Thin doesn't always sell

Not all women will buy products because the models in the advertisements are thin, according to a study of a diverse group of 239 women by a Baylor University marketing professor.

James Roberts, PhD, said marketers and advertisers who default to the "thin ideal" - the belief that thinner is better - could be alienating up to 70 percent of their audience.

Roberts, who is The Ben H. Williams Professor of Marketing in Baylor's Hankamer School of Business, co-authored the report, "Does Thin Always Sell? The Moderating Role of Thin Ideal Internalization on Advertising Effectiveness," with his daughter, Chloé Roberts, a freshman at the University of Alabama. The study is published by the Atlantic Marketing Journal.

The current "thin sells" fixation is a gross oversimplification of how many women respond to advertising, the study said. Previous research has shown that only 5 percent of women could possibly achieve the body size depicted in typical advertisements.

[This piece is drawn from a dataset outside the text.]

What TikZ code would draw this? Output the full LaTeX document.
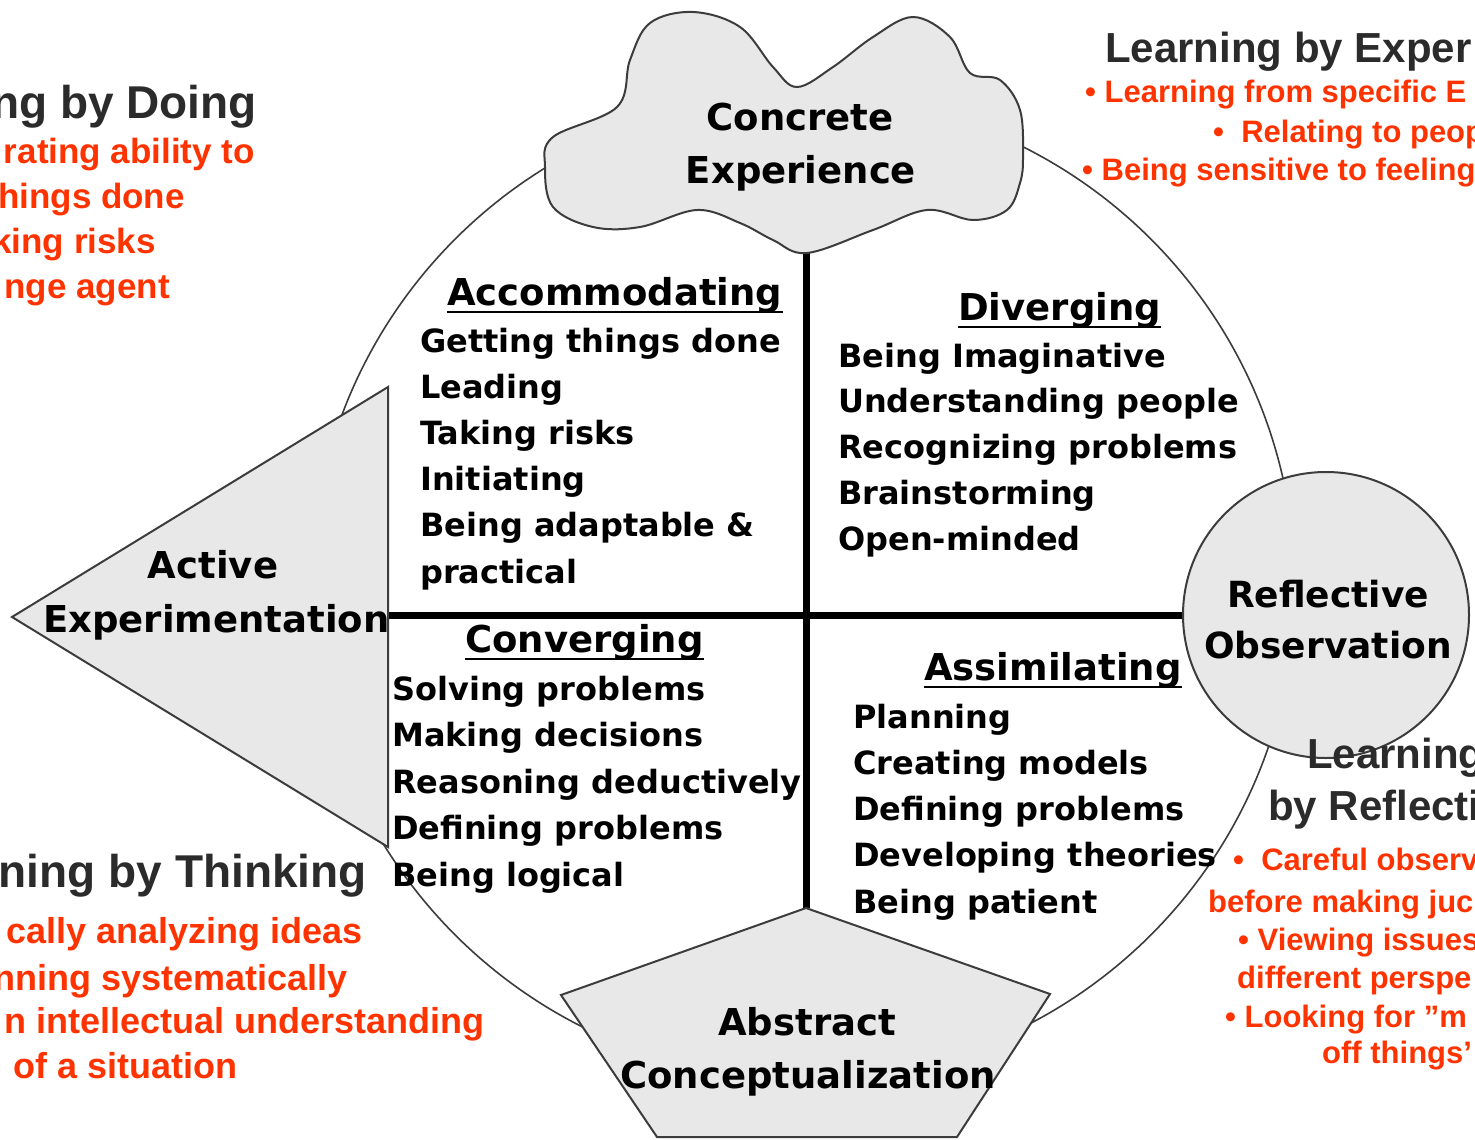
\documentclass[tikz,border=0pt]{standalone}
\usepackage{fontspec}
\setmainfont{Liberation Sans}
\newfontfamily\boxfont{DejaVu Sans}
\pgfdeclarelayer{bg}
\pgfsetlayers{bg,main}
\definecolor{headgray}{HTML}{2B2B2B}
\definecolor{kolbred}{HTML}{FF3300}
\definecolor{zonegray}{HTML}{E8E8E8}
\definecolor{rimgray}{HTML}{3C3C3C}
\tikzset{every picture/.append style={x=1pt, y=-1pt}}
\tikzset{
    zone/.style={draw=rimgray, line width=2pt, fill=zonegray},
    rim/.style={draw=rimgray, line width=1.6pt},
    axis/.style={line width=7pt, black},
    uline/.style={line width=2.4pt, black},
    stage/.style={inner sep=0, anchor=base,
        font=\boxfont\bfseries\fontsize{37}{40}\selectfont},
    quad/.style={inner sep=0, anchor=base west,
        font=\boxfont\bfseries\fontsize{37}{40}\selectfont},
    item/.style={inner sep=0, anchor=base west,
        font=\boxfont\bfseries\fontsize{32}{36}\selectfont},
    mode/.style={inner sep=0, text=headgray,
        font=\bfseries\fontsize{46}{50}\selectfont},
    trait/.style={inner sep=0, text=kolbred,
        font=\bfseries\fontsize{35}{40}\selectfont},
    smalltrait/.style={trait, font=\bfseries\fontsize{31}{36}\selectfont}
}

\begin{document}
\begin{tikzpicture}
  \useasboundingbox (0,0) rectangle (1475,1140);
  \clip (0,0) rectangle (1475,1140);

  % the four stages
  \draw[zone] plot[smooth cycle, tension=.6] coordinates {(553,137) (617,107)
    (630,60) (650,23) (693,12) (740,27) (773,67) (797,87) (833,67) (873,37)
    (913,17) (950,37) (970,73) (1000,80) (1020,110) (1023,157) (1020,183)
    (1007,210) (973,220) (927,210) (873,230) (807,253) (773,240) (740,223)
    (697,210) (640,227) (593,227) (553,207) (545,167)};
  \coordinate (ce) at (806,250);
  \draw[zone] (12,617) -- (388,387) -- (388,847) -- cycle;
  \coordinate (ae) at (388,615);
  \draw[zone] (806,908) -- (1050,994) -- (957,1137) -- (657,1137) -- (561,995) -- cycle;
  \coordinate (ac) at (806,908);
  \node (ro) [zone, circle, minimum size=286pt, inner sep=0] at (1326,615) {};

  \begin{pgfonlayer}{bg}
    \draw[rim] (803,587) circle [radius=492pt];
    \draw[axis] (ce) -- (ac);
    \draw[axis] (ae) -- (ro.west);
  \end{pgfonlayer}

  \node (ce1) [stage] at (800,130) {Concrete};
  \node (ce2) [stage] at (801,183) {Experience};
  \node (ae1) [stage] at (213,578) {Active};
  \node (ae2) [stage, anchor=base west] at (43,632) {Experimentation};
  \node (ro1) [stage, font=\boxfont\bfseries\fontsize{36}{40}\selectfont] at (1328,607) {Reflective};
  \node (ro2) [stage, font=\boxfont\bfseries\fontsize{36}{40}\selectfont] at (1328,658) {Observation};
  \node (ac1) [stage] at (807,1035) {Abstract};
  \node (ac2) [stage] at (808,1088) {Conceptualization};

  % learning styles
  \node (acc) [quad] at (447,305) {Accommodating};
  \node (div) [quad] at (958,320) {Diverging};
  \node (con) [quad] at (465,652) {Converging};
  \node (asm) [quad] at (924,680) {Assimilating};
  \foreach \q in {acc,div,con,asm}
    \draw[uline] ([yshift=-7pt]\q.base west) -- ([yshift=-7pt]\q.base east);

  \foreach \t [count=\i from 0] in {Getting things done, Leading, Taking risks,
      Initiating, Being adaptable \&, practical}
    \node (acc-\i) [item] at (420,352+46.2*\i) {\t};
  \foreach \t [count=\i from 0] in {Being Imaginative, Understanding people,
      Recognizing problems, Brainstorming, Open-minded}
    \node (div-\i) [item] at (838,367+45.8*\i) {\t};
  \foreach \t [count=\i from 0] in {Solving problems, Making decisions,
      Reasoning deductively, Defining problems, Being logical}
    \node (con-\i) [item] at (392,700+46.5*\i) {\t};
  \foreach \t [count=\i from 0] in {Planning, Creating models,
      Defining problems, Developing theories, Being patient}
    \node (asm-\i) [item] at (853,728+46.3*\i) {\t};

  % learning modes
  \node (doing) [mode, anchor=base east] at (257,118) {ng by Doing};
  \node (d1) [trait, anchor=base east] at (255,163) {rating ability to};
  \node (d2) [trait, anchor=base east] at (185,208) {hings done};
  \node (d3) [trait, anchor=base east] at (156,253) {king risks};
  \node (d4) [trait, anchor=base east] at (170,298) {nge agent};

  \node (exper) [mode, anchor=base west, font=\bfseries\fontsize{42}{46}\selectfont] at (1105,63) {Learning by Exper};
  \node (e1) [smalltrait, anchor=base west] at (1085,102) {• Learning from specific E};
  \node (e2) [smalltrait, anchor=base west] at (1213,142) {•~ Relating to peop};
  \node (e3) [smalltrait, anchor=base west] at (1082,180) {• Being sensitive to feeling};

  \node (think) [mode, anchor=base east] at (367,887) {ning by Thinking};
  \node (t1) [trait, font=\bfseries\fontsize{36}{40}\selectfont, anchor=base east] at (363,943) {cally analyzing ideas};
  \node (t2) [trait, font=\bfseries\fontsize{36}{40}\selectfont, anchor=base east] at (348,990) {nning systematically};
  \node (t3) [trait, font=\bfseries\fontsize{36}{40}\selectfont, anchor=base east] at (485,1033) {n intellectual understanding};
  \node (t4) [trait, font=\bfseries\fontsize{36}{40}\selectfont, anchor=base west] at (13,1078) {of a situation};

  \node (refl1) [mode, anchor=base west, font=\bfseries\fontsize{42}{46}\selectfont] at (1307,768) {Learning};
  \node (refl2) [mode, anchor=base west, font=\bfseries\fontsize{42}{46}\selectfont] at (1268,820) {by Reflecti};
  \node (r1) [smalltrait, anchor=base west] at (1233,870) {•~ Careful observ};
  \node (r2) [smalltrait, anchor=base west] at (1208,912) {before making juc};
  \node (r3) [smalltrait, anchor=base west] at (1238,950) {• Viewing issues};
  \node (r4) [smalltrait, anchor=base west] at (1237,988) {different perspe};
  \node (r5) [smalltrait, anchor=base west] at (1225,1027) {• Looking for ”m};
  \node (r6) [smalltrait, anchor=base west] at (1322,1063) {off things’};
\end{tikzpicture}
\end{document}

Advertisers tend to default to this ideal without knowing for sure if other options are viable, Roberts said.

"Advertisers need to do a bit more research with their target market," he said. "They need to find out what these women are thinking as related to body size."

To conduct the study, the researchers asked a series of questions to determine which of the women surveyed internalized the "thin ideal."

"It was our belief that women who ascribed to the 'thin ideal' would be more receptive to the thinner models," Roberts said.

Following that identification, each woman was then asked to respond to a series of magazine advertising photos featuring women with purses for sale. Half of the photos were altered to increase the body sizes of the models. Attitudes toward the ad and brand were both measured, as was the likelihood of purchasing the product.

"For those who did not ascribe to the 'thin ideal,' model size did not play a part in ad effectiveness," Roberts said.

That number was significant, he said. Of those surveyed, 25 percent disagreed with the "thin ideal" and 45 percent did not fully ascribe to it. Conversely, women who internalized the "thin ideal" - 30 percent of those surveyed - "were more receptive to thin models," according to the study.

Roberts said this study puts actual numbers to existing beliefs, but he said the research findings should be enough to give advertisers pause before they cast their next models.

"We don't want to oversimplify," he said. "We need to look at the target market, and we also have to look at the product category. For some product categories, 'thin' is probably going to do better. For others, it very well may be that an average-size model may sell better than a thin model. It just may be a good business decision."